At least on first glance the very traditional and simple

# w3m -no-graph https://github.com/rear/rear/issues/3007 >issue3007.txt

seems to produce not too bad results.
At least plain texts look sufficiently readable
which is the most important thing from my point of view.

gdha commented at 2023-06-14 15:35:

Maybe https://github.com/mattduck/gh2md#github-workflow-backup-issues-as-a-markdown-file-in-your-repo could be a cheap solution for the issue/PR backup? The idea would be to create a dump as markdown files and host that for free on Cloudflare Pages or Firebase Hosting (10GB free) or another free hosting service. We can run this every night.

Made a docker image to create an Issues History in our ReaR User Guide - https://relax-and-recover.org/rear-user-guide/issues/index.html

jsmeix commented at 2023-06-15 07:24:

@gdha
awesome!
Thank you!

The issues in
https://relax-and-recover.org/rear-user-guide/issues/index.html
look very good, e.g. blockquotes are clearly visible.
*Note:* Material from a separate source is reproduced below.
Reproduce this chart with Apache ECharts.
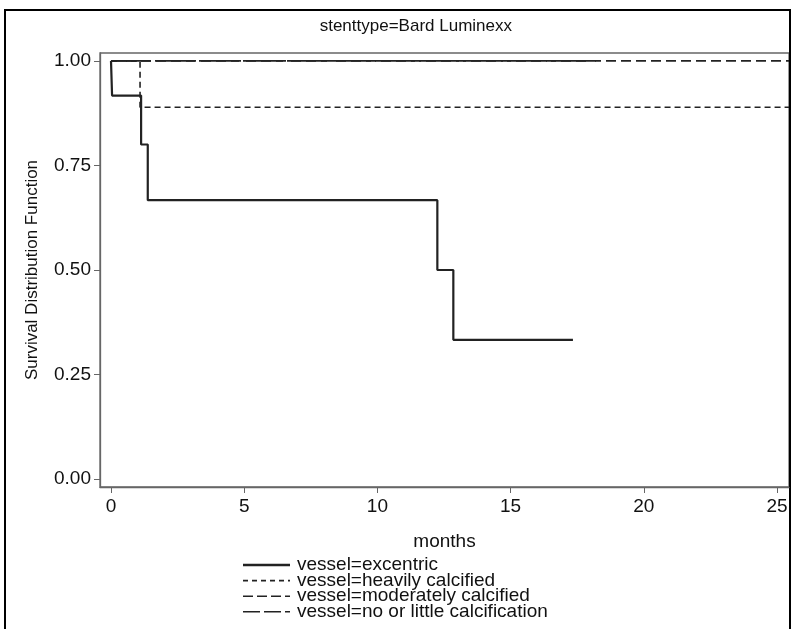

It even provides (high resolution) images e.g.
https://github.com/rear/rear/assets/1429783/54de2505-4b33-41b8-a12b-da61aec9eda4
in
https://relax-and-recover.org/rear-user-guide/issues/2023-05-19.2990.issue.open.html

jsmeix commented at 2023-06-15 07:29:

Ah! This is the commit about "adding issues history":
https://github.com/rear/rear-user-guide/commit/df824721d0d573686a16e59207614caf77e1dcc4

jsmeix commented at 2023-06-15 08:06:

I am wondering how much (disk) space it needs:

# git clone https://github.com/rear/rear-user-guide.git
...
Receiving objects: 100% (6711/6711), 29.72 MiB | 4.68 MiB/s, done.

# du -hc rear-user-guide
...
32M     rear-user-guide/docs/issues
...
64M     total

# du -h rear-user-guide/docs/issues/2023-05-19.2990.issue.open.md
20K     rear-user-guide/docs/issues/2023-05-19.2990.issue.open.md

The rear-user-guide git repository contains
only the texts of the issues as markdown files
which are only 32M.

Images - in particular high resolution images - are
kept outside of the rear-user-guide git repository
which is good!

So we have now via

# git clone https://github.com/rear/rear-user-guide.git

the texts of our issues and pull requests
duplicated several times on our local computers, cf.
https://github.com/rear/rear/issues/3007#issuecomment-1580234940

I think this basically solves this issue - at least
as far as I need it from my personal point of view.

jsmeix commented at 2023-06-15 08:18:

Only a spontaneous offhanded idea:

What do you think about having
only the texts of our issues and pull request
as markdown files in the 'rear' git repository
so that the 'rear' git repository would become
self-contained regarding its history?

The currently needed (disk) space
of the 'rear' git repository is

# git clone https://github.com/rear/rear.git
...
Receiving objects: 100% (58405/58405), 11.22 MiB | 6.33 MiB/s, done.

# du -hs rear
22M     rear

so adding the markdown files in rear-user-guide/docs/issues
would make the 'rear' git repository more than two times
as large as it currently is from 22M to 22M + 32M = 54M
but it would be still rather small.

For comparison:
One single high resolution image like
https://github.com/rear/rear/assets/1429783/54de2505-4b33-41b8-a12b-da61aec9eda4
is already more than 5M.

github-actions commented at 2023-08-15 02:00:

Stale issue message


[Export of Github issue for rear/rear.]